I stopped playing Animal Crossing around June, when I was probably at my saddest point. I went from playing for hours every single night to not even touching the Switch. Isabelle's sunny face no longer lit up my evenings; Blathers' Museum gathered dust; and the updates that came after that - diving, Turkey Day, everything winter-themed - went entirely unacknowledged. I'd see people tweeting about Snowboy and there would be naught but a hollow ring in the place where my heart used to be.
Yeah, yeah, I'm being dramatic. But the reality is this: it's hard to find joy in a joyful thing when you've squeezed it all out, and there's nothing left. Animal Crossing cannot be used as a flotation device when you're drowning in the ocean.
For the past few months, I've been better - but I still haven't gone back to Animal Crossing. Just as a song can remind you of a breakup, I'm afraid that walking around my island will bring back memories of a worse time. Maybe it'll be talking to a character with a catchphrase that I found funny at the time; maybe it'll be in the gigantic pile of turnips that are no doubt rotting in my makeshift backyard. Perhaps it'll be the reminder that I sometimes used redecorating my island and home as a way to stifle the rising panic and worry in me. Maybe it'll be the villagers chastising me for my 8-month absence. The thought makes me feel a little bad. What will Sherb do without my daily gifts?! He'll be so sad!
I'm a little afraid that I've been left behind, that my totally embarrassing lack of pine cones and snowflakes will mark me as an Animal Crossing noob after I worked so hard to make my island beautiful. I don't know how to dive! I haven't been buying Redd's paintings! I've missed all the Autumn stuff!

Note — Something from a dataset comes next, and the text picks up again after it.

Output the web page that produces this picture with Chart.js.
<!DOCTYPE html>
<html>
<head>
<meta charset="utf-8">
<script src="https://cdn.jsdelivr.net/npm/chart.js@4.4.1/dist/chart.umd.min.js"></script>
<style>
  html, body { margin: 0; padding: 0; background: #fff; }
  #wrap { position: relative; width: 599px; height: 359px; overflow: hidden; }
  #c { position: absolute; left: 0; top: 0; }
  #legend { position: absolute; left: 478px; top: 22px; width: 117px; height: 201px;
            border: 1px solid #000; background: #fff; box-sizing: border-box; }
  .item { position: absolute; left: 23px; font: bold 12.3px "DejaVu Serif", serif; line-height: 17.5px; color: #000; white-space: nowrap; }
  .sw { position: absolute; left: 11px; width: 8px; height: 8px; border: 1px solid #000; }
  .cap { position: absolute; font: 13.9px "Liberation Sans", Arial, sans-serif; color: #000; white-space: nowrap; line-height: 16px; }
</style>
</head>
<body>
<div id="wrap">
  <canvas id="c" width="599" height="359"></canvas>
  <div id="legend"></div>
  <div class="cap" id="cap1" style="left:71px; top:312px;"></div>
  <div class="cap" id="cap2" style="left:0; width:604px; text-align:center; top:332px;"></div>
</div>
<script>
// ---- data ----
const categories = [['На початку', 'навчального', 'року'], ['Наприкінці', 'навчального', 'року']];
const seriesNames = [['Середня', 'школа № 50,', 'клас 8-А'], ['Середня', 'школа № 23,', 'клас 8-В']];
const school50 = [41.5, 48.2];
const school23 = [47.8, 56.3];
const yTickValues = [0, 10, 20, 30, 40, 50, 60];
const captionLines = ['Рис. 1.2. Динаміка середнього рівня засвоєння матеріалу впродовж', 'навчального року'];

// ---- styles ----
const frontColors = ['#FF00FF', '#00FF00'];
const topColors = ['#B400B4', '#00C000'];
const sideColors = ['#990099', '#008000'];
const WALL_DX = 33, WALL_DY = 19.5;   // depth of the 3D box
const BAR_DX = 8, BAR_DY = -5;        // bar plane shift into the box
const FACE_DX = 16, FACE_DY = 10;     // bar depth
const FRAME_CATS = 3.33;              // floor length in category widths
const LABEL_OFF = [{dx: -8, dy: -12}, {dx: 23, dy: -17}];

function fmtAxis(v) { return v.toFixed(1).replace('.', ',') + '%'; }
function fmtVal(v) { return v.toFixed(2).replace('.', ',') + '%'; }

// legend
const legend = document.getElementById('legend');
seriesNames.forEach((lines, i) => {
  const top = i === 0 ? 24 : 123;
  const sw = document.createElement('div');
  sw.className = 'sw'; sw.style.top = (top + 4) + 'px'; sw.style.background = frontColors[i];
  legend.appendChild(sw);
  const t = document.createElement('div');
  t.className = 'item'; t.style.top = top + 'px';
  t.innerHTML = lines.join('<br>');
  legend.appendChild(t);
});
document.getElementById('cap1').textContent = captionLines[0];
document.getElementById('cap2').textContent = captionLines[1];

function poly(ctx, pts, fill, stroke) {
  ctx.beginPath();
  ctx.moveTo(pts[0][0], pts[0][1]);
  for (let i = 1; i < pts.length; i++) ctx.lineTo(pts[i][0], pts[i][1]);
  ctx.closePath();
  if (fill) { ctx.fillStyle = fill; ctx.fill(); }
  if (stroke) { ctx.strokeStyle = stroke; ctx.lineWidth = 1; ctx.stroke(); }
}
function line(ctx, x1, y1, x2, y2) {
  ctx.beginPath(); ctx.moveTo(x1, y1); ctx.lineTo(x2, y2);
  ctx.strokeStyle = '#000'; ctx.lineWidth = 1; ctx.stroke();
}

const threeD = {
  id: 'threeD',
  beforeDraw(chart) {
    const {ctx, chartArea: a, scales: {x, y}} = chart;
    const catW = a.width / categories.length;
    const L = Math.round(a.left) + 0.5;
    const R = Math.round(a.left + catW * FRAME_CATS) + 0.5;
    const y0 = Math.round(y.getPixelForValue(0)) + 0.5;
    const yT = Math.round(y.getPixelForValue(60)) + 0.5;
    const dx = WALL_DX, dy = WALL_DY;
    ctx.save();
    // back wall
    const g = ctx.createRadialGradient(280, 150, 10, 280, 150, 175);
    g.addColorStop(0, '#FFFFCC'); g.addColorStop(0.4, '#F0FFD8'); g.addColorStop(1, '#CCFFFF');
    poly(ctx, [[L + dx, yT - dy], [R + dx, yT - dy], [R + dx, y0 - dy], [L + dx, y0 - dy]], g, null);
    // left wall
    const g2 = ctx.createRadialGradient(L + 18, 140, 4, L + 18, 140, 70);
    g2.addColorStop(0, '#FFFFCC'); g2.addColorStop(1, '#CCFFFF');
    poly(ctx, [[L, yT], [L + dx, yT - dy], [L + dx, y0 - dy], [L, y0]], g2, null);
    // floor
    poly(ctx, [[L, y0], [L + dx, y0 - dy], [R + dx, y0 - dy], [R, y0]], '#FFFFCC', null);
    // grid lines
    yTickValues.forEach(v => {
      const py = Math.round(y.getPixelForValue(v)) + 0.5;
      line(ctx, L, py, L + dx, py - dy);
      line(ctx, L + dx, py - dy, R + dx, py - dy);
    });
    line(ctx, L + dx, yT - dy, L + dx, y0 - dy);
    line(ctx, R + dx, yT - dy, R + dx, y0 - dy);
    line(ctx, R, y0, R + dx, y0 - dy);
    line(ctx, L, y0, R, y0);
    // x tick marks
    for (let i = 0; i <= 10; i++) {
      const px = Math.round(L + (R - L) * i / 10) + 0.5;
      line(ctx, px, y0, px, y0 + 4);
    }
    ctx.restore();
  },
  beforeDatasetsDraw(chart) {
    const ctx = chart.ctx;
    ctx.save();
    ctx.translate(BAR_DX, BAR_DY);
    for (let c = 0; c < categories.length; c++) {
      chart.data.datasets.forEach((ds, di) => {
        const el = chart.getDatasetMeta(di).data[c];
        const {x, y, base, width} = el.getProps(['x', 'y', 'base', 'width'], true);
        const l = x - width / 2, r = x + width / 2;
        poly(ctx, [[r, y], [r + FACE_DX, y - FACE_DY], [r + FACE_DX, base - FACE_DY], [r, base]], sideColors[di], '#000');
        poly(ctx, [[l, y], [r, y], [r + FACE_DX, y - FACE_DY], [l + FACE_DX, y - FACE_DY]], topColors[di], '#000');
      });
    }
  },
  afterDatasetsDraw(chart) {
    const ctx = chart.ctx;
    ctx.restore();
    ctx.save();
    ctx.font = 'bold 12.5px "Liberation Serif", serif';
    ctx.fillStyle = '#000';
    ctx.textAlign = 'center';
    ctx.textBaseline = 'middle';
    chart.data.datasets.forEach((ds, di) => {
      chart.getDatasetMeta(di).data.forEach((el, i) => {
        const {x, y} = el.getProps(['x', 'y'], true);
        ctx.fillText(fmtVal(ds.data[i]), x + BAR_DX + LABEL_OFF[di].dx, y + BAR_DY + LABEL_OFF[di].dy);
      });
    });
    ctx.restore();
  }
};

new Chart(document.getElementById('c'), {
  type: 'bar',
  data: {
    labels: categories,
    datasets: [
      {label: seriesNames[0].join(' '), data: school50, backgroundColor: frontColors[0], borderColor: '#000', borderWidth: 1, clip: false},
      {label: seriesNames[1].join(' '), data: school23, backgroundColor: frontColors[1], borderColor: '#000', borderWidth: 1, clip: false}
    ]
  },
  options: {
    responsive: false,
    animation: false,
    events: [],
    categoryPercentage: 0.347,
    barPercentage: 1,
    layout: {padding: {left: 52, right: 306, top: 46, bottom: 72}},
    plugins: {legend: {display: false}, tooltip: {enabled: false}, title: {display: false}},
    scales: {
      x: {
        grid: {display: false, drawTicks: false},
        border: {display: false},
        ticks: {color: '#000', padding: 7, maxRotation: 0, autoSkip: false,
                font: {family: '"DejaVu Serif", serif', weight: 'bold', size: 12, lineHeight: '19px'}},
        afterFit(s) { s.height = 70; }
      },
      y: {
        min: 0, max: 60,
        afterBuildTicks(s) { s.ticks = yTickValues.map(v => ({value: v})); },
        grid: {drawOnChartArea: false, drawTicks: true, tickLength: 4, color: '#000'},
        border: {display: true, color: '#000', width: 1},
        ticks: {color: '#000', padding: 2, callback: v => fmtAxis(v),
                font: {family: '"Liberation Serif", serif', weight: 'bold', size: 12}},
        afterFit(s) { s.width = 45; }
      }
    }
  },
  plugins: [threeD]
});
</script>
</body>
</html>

I know that a lot of people have probably already come to the conclusion that Animal Crossing doesn't have to be a catch-em-all, collectathon, leaderboard-topping kind of game. It certainly has the structure to be that, if you want it to, but if that's causing you undue stress, then maybe it's time to take a step back and remember why you loved this game in the first place, right? It's hard to remind yourself that not everything needs to be a competition to prove how worthy you are. It certainly feels that way, yes, especially when our only human contact is social media, the place where everyone is constantly trying to make their lives seem perfect.
But I want to go back to egg. I want to hang out with Sherb again. I want to learn to dive, to make a wonky Snowboy, to make slow progress on my house - so this time, I'm going to do it for me, and me alone. No screenshots on social media. I'm not even going to try to impress the Happy Home Academy. My return will be quiet, and totally mine.
Well, apart from this article, I guess. But you know what I mean.